The Story
Why it exists.
The beginning
#Bon Bon Cherie landed in 2017, crafted by Thomas Fontaine. The name says everything: bonbon, cherie, the sweetest possible endearment. Fontaine built the fragrance around an unusual choice, banana as a top note. In 2017, fruity-gourmand compositions were everywhere, but banana was rare. He used it not as a gimmick but as a statement: sweetness can be playful and confident. The fragrance doesn't apologize for being sweet. It wears that warmth as a feature, not a flaw.

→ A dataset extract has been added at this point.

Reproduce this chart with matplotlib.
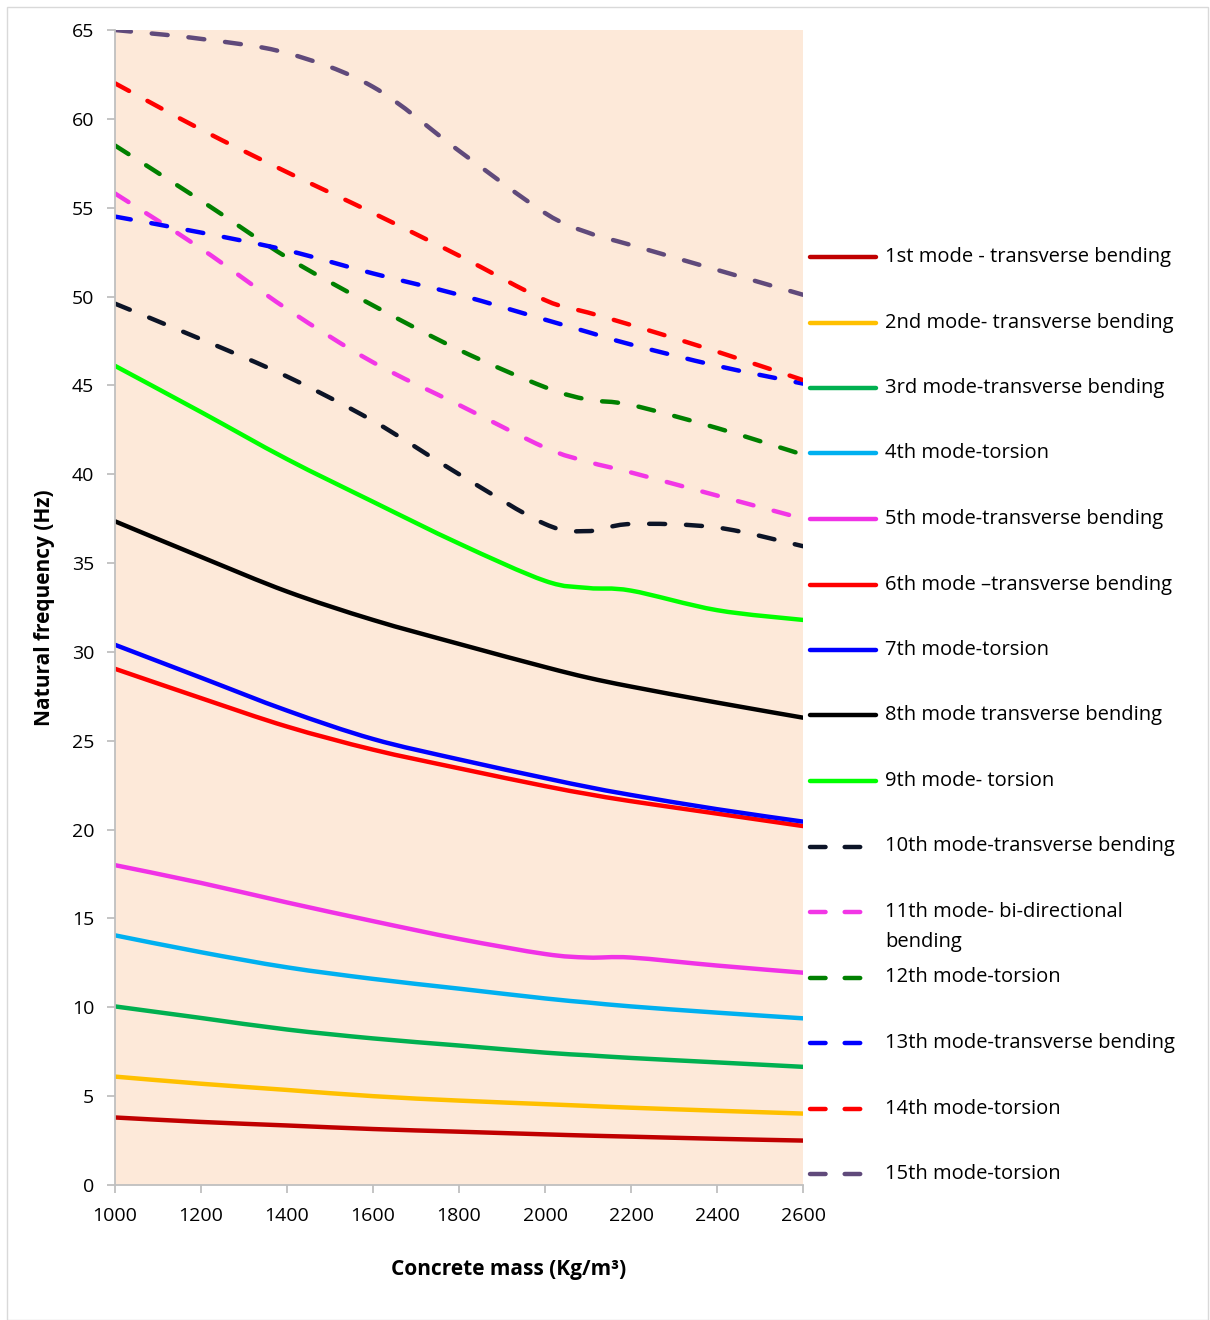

The banana note is the hook here, and it's what makes this fragrance memorable in a crowded sweet-fruity space. In perfumery, banana often reads as tropical and creamy, less about the fruit itself and more about the sensation it evokes. Here it sits alongside raspberry, mandarin, and lemon in the opening, giving the top notes a confectionery brightness that's playful without being childish. Freesia and lily take the floral heart in a softer direction, preventing the sweetness from becoming overwhelming. The base of sugar powder, musk, and amber grounds everything, warm, skin-close, the kind of scent that feels like a second skin rather than a costume.
The evolution
The opening hits bright and fruity, banana leading the charge alongside raspberry and mandarin. For the first twenty minutes, it's unapologetically sweet, the kind of sweetness that makes you smile. Then the florals arrive. Freesia and lily step in, softening the edges, turning the brightness into something creamier. The lemon fades. The raspberry settles. The banana remains, but gentler now, more of a warmth than a statement. By the second hour, the sugar powder and musk take over. The drydown is close, intimate, the kind of sillage that someone standing next to you will notice before someone across the room. Amber keeps it warm without heaviness. On most skin types, this lasts through an afternoon. On dry skin, it fades faster, but the musk linger late into the evening as a soft, sweet warmth.
Cultural impact
Faberlic's fragrances occupy a particular space: modern, accessible, and made for everyday life rather than special occasions. #Bon Bon Cherie fits that positioning, sweet and approachable, designed for the person who wants warmth without performance. Thomas Fontaine's use of banana in the top notes is a deliberate choice, bringing a playful element to a sweet-fruity composition that could otherwise read as generic. The fragrance invites curiosity rather than demanding attention.